CAHIERS OCTAVE MIRBEAU N°32
L’œuvre théâtrale d’Octave Mirbeau
L’œuvre romanesque et les travaux journalistiques ou critiques de Mirbeau ont depuis de nombreuses années été l’objet d’une attention soutenue des chercheurs, au point que se sont multipliés les ouvrages, les études ou les articles qui leur sont consacrés. Si l’œuvre théâtrale n’est pas totalement négligée, elle reste cependant trop souvent réduite à sa portion congrue au point que nombre de nos contemporains ne peuvent citer, dans le meilleur des cas, que Les affaires sont les affaires. Pourtant, les mirbelliens de toutes obédiences ont tenté de changer la donne, notamment à travers quelques ouvrages importants, par exemple l’édition du Théâtre complet (4 tomes) parue chez Eurédit en 2003 sous la direction de Pierre Michel, ou celle des Dialogues tristes sous la direction d’Arnaud Vareille, toujours chez Eurédit en 2005.
Cette réticence à aborder ce versant de l’œuvre de Mirbeau peut s’expliquer par l’attitude de l’écrivain lui-même. En effet, Mirbeau s’est essayé au théâtre tardivement. Outre une détestation des comédiens violemment affirmée en 1882, dans un article retentissant du Figaro, il était convaincu que cet art était condamné, victime du cabotinage, du mercantilisme des directeurs de théâtre, du recours à des sujets et des techniques dramatiques surannés, de l’attitude frileuse du public et de la pratique quasi industrielle des auteurs. À ses yeux, seule une révolution pouvait changer la donne. Faute de la voir venir – même lorsqu’elle était portée par Zola et, plus généralement, par les naturalistes –, il s’attela lui-même à la tâche, composant successivement Les Mauvais bergers (1897), Les affaires sont les affaires (1903), Les Farces et moralités (1904), Le Foyer (1908).
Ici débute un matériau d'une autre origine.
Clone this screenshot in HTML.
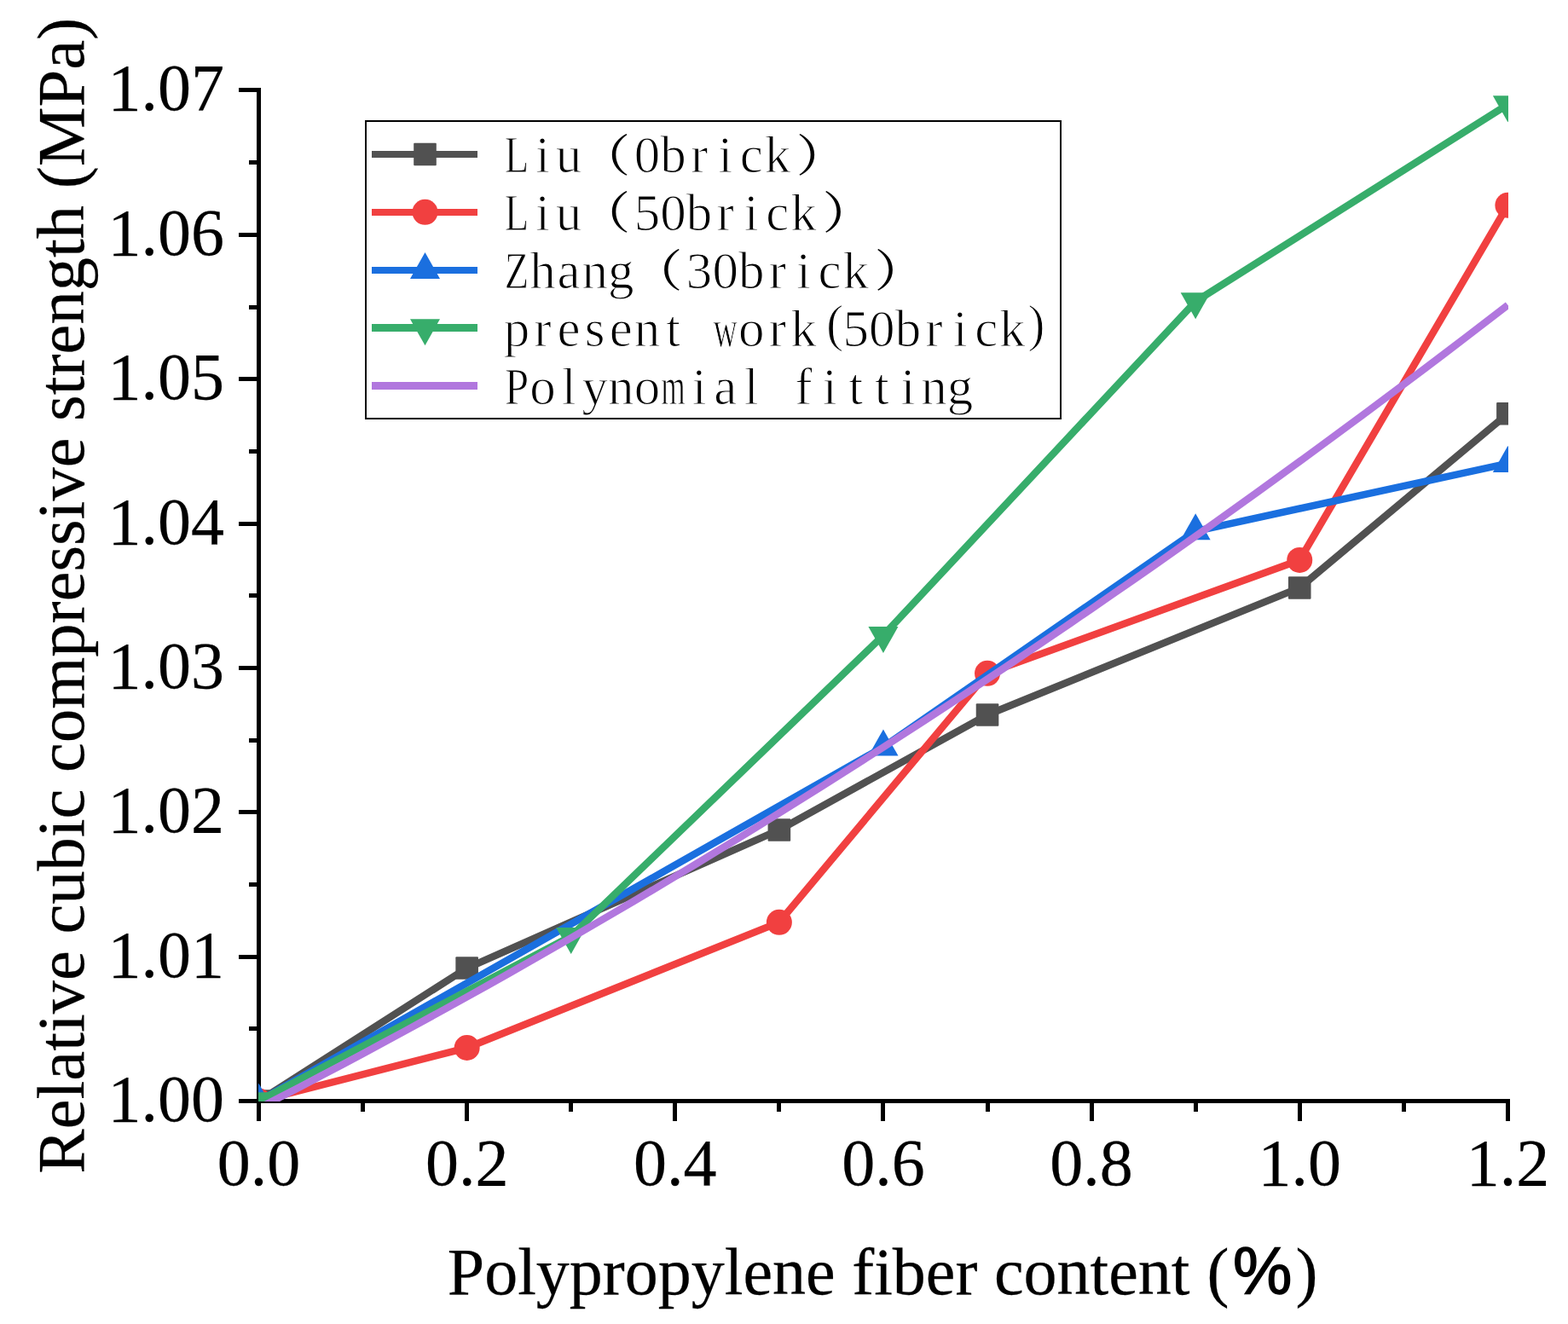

Les axes de ce dossier se déploieront dans plusieurs directions. Le premier, le plus évident, portera sur l’analyse des œuvres elles-mêmes, des plus connues aux moins connues, afin de repérer les techniques dramatiques de Mirbeau, auteur de théâtre, et d’approfondir l’étude des personnages et des péripéties. On pourra, également, s’interroger non seulement sur les ressemblances et les dissemblances entre les romans et les pièces, mais également sur la réception, s’inspirant pour cela de précédents travaux sur la bataille du Foyer lors de la représentation à Angers.
Cela ne saurait suffire, à nos yeux.
Un deuxième axe s’impose : l’inscription du théâtre de Mirbeau dans son temps. En effet, si les pièces s’inscrivent dans une tradition (par exemple, celle de Molière ou, plus intéressant, celle des dramaturges de la Grèce ancienne), il convient, malgré tout, de les replacer dans leur contexte pour, d’une part, éclairer les influences qui ont présidé à leur création ou repérer les événements qui ont favorisé leur écriture. Cela nécessitera sans doute de se plonger dans les journaux de l’époque et d’interroger les contemporains de Mirbeau.
Le théâtre a ceci de particulier qu’il n’est pas un exercice solitaire. Au xixe siècle notamment, il n’est pas rare de voir des auteurs collaborer. On profitera donc de ce dossier pour, dans un troisième axe, s’arrêter sur quelques figures de la galaxie mirbellienne parmi lesquelles citons, au hasard, Thadée Natanson, l’acteur Maurice de Feraudy ou des actrices. Quelle place ces hommes ou ces femmes ont-ils eue au cours de la gestation des œuvres ? Quels rapports professionnels ont-ils entretenus avec Mirbeau ? Quelles oppositions ont-ils manifestées ? Quel soutien ont-ils apporté ? Voilà les quelques questions qui surgissent au milieu de tant d’autres et dont les réponses sont, à l’heure actuelle, incomplètes.
Naturellement, ces quelques pistes ne sont que des suggestions. Les collaborateurs ou collaboratrices à venir ont toute latitude pour faire des propositions. Traduction des pièces, réception à l’étranger, comparaisons avec d’autres auteurs dramatiques, etc. L’ensemble des sujets à traiter est vaste et permettra, quel que soit l’article, d’enrichir la connaissance de Mirbeau et de son œuvre théâtrale.